Fishel-Karp's fascination with Pro Wrestling Guerrilla led her to begin following certain stars and their paths to televised promotions.
"In 2017 and 2018, when we'd get word that somebody was moving up from PWG into NXT, and now AEW, I would then pay attention to where they went and what they were doing there," Fishel-Karp said.
As for what she watches currently, Fishel-Karp admitted that she is much more invested in what All Elite Wrestling is producing than WWE.
"I'm a much bigger fan of AEW than I am currently of WWE," Fishel-Karp said. "I think the things that AEW is doing are more interesting. I just find the relationships and the storylines and the characters to be more engaging."
Next Wednesday will see the first-ever AEW Dynamite Awards stream exclusively on the Bleacher Report app. Fishel-Karp discussed her role with the upcoming award show and emphasized how serious AEW is taking it.
"I was very honored that they asked [Jensen and I] to do that," Fishel-Karp said. "We're presenting Breakout Male and Female. You know what's funny? I don't know the winners. They gave us the cards and all of the names were on the cards and we had to do it one by one as if they all won. So they're taking it very seriously. I honestly do not know who won."

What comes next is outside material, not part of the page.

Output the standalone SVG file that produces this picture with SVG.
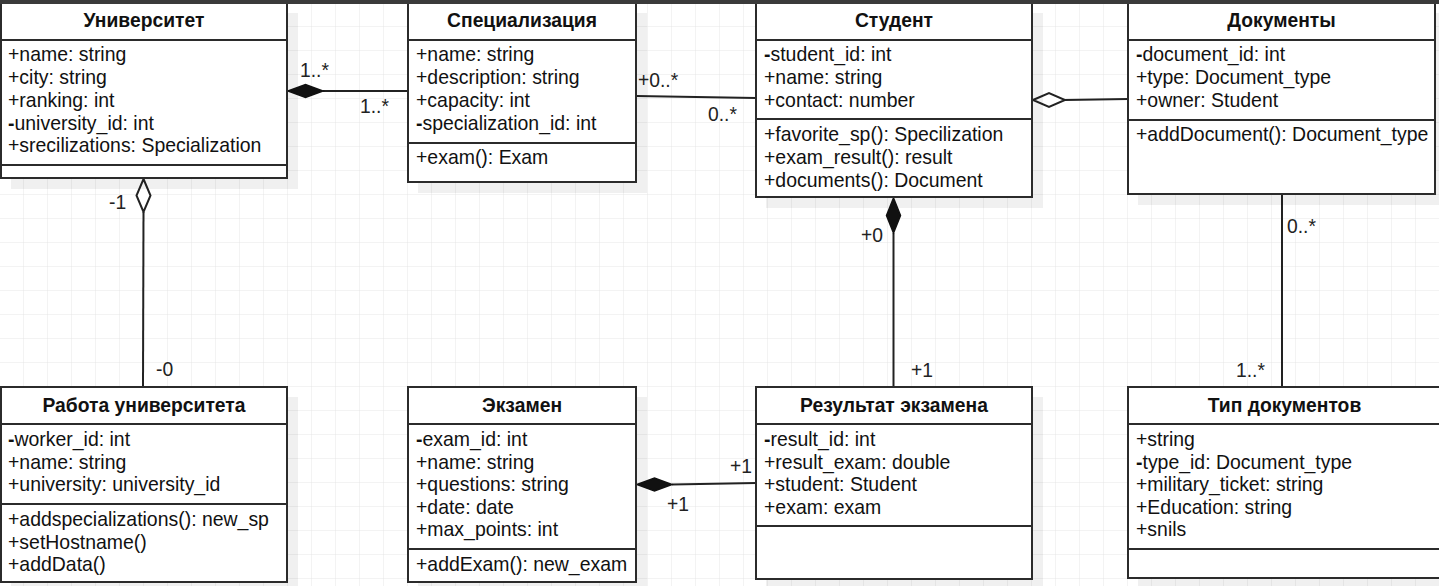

While Fishel-Karp's involvement has been strictly as a fan, she has flirted with idea of getting physical in the squared circle one day.
"It's something Jensen and I have talked about. I love athletics. I am naturally athletic and when I put my mind to something and I train for something, I can really get into it," Fishel-Karp said. "So there have been a few times where I thought, 'Man, what if I just like trained and became a wrestler? What if just had a second career, just a brand new career of just being a wrestler?' Then I thought, 'Oh my gosh, my body would hate me.' Like, I'm gonna be 40 this year. I don't know if that's the time to decide I'm gonna start wrestling. But would it be fun to be like a manager? Yes. I would love to do something like that. I would do it in a heartbeat."